Request: Everything from the first line of the data below through the line that contains "0.15, 0.1, 0.1];" should be written out exactly, please, and nothing more; the pictures stay out.

Data shown:

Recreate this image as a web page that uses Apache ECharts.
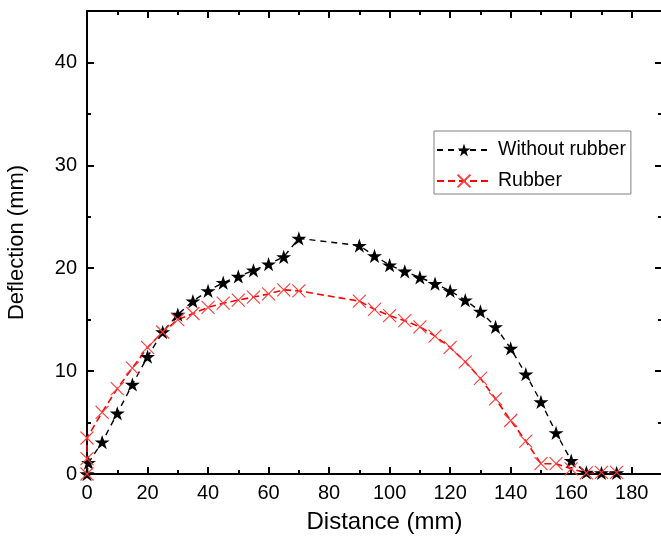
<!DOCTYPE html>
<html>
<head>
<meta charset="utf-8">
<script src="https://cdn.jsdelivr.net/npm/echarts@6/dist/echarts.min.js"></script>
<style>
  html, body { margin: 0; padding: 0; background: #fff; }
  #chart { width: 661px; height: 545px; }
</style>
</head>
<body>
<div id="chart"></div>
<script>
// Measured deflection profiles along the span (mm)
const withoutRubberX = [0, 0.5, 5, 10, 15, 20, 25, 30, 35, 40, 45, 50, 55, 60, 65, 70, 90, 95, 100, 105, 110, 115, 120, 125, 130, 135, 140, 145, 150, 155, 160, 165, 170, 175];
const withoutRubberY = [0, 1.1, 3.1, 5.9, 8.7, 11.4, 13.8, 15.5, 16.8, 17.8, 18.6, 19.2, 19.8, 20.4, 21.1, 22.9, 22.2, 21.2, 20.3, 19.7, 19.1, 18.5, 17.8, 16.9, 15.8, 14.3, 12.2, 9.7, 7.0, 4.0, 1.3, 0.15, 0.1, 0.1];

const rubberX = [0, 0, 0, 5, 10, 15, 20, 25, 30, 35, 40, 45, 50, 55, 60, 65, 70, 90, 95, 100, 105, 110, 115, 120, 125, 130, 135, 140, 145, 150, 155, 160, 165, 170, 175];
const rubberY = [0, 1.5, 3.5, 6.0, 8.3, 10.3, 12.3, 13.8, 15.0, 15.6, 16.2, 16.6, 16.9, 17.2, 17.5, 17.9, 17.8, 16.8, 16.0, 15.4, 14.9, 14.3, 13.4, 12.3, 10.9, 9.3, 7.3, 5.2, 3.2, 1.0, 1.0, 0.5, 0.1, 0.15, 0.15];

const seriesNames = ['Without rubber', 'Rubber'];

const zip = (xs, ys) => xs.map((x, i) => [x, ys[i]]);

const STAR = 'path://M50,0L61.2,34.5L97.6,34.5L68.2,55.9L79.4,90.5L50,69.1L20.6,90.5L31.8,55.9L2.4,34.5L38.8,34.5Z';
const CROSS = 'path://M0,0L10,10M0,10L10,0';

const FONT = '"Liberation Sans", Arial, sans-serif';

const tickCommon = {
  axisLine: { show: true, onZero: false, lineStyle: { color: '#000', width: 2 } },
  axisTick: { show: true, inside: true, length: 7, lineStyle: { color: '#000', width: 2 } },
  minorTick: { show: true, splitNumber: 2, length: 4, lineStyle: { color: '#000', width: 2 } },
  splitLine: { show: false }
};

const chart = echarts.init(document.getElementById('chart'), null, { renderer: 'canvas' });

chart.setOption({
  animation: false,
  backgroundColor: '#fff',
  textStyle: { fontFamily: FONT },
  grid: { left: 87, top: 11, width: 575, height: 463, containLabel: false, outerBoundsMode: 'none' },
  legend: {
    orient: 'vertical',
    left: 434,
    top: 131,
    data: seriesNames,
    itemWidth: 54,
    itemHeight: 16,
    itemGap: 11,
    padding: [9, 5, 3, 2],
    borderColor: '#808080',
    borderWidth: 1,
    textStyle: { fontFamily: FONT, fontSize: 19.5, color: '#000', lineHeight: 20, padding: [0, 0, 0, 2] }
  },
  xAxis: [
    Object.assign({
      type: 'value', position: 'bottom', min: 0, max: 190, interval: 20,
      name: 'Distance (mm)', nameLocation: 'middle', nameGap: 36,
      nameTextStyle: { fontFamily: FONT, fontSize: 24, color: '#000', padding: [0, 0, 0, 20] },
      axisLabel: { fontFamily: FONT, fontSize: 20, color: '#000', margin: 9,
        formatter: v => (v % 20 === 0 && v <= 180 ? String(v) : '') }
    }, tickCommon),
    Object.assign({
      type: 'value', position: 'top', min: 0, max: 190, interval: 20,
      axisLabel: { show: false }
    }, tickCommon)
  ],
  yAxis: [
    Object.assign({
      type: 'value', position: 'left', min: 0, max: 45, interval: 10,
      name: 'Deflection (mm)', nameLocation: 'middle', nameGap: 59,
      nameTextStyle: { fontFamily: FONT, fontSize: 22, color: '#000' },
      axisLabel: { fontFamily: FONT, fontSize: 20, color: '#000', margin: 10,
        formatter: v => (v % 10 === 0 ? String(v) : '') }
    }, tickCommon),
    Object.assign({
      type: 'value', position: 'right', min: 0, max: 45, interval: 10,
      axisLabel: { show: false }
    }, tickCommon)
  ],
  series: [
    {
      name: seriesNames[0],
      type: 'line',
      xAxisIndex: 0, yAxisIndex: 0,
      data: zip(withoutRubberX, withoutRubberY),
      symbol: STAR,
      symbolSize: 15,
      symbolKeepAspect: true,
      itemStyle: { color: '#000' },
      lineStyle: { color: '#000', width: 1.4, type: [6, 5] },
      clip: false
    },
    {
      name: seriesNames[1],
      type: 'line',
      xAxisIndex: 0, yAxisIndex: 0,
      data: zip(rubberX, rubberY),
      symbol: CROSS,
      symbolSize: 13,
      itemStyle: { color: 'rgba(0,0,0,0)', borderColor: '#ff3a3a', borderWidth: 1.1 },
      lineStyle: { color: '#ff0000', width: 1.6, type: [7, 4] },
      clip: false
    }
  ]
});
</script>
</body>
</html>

Result for this task:
Recreate this image as a web page that uses Apache ECharts.
<!DOCTYPE html>
<html>
<head>
<meta charset="utf-8">
<script src="https://cdn.jsdelivr.net/npm/echarts@6/dist/echarts.min.js"></script>
<style>
  html, body { margin: 0; padding: 0; background: #fff; }
  #chart { width: 661px; height: 545px; }
</style>
</head>
<body>
<div id="chart"></div>
<script>
// Measured deflection profiles along the span (mm)
const withoutRubberX = [0, 0.5, 5, 10, 15, 20, 25, 30, 35, 40, 45, 50, 55, 60, 65, 70, 90, 95, 100, 105, 110, 115, 120, 125, 130, 135, 140, 145, 150, 155, 160, 165, 170, 175];
const withoutRubberY = [0, 1.1, 3.1, 5.9, 8.7, 11.4, 13.8, 15.5, 16.8, 17.8, 18.6, 19.2, 19.8, 20.4, 21.1, 22.9, 22.2, 21.2, 20.3, 19.7, 19.1, 18.5, 17.8, 16.9, 15.8, 14.3, 12.2, 9.7, 7.0, 4.0, 1.3, 0.15, 0.1, 0.1];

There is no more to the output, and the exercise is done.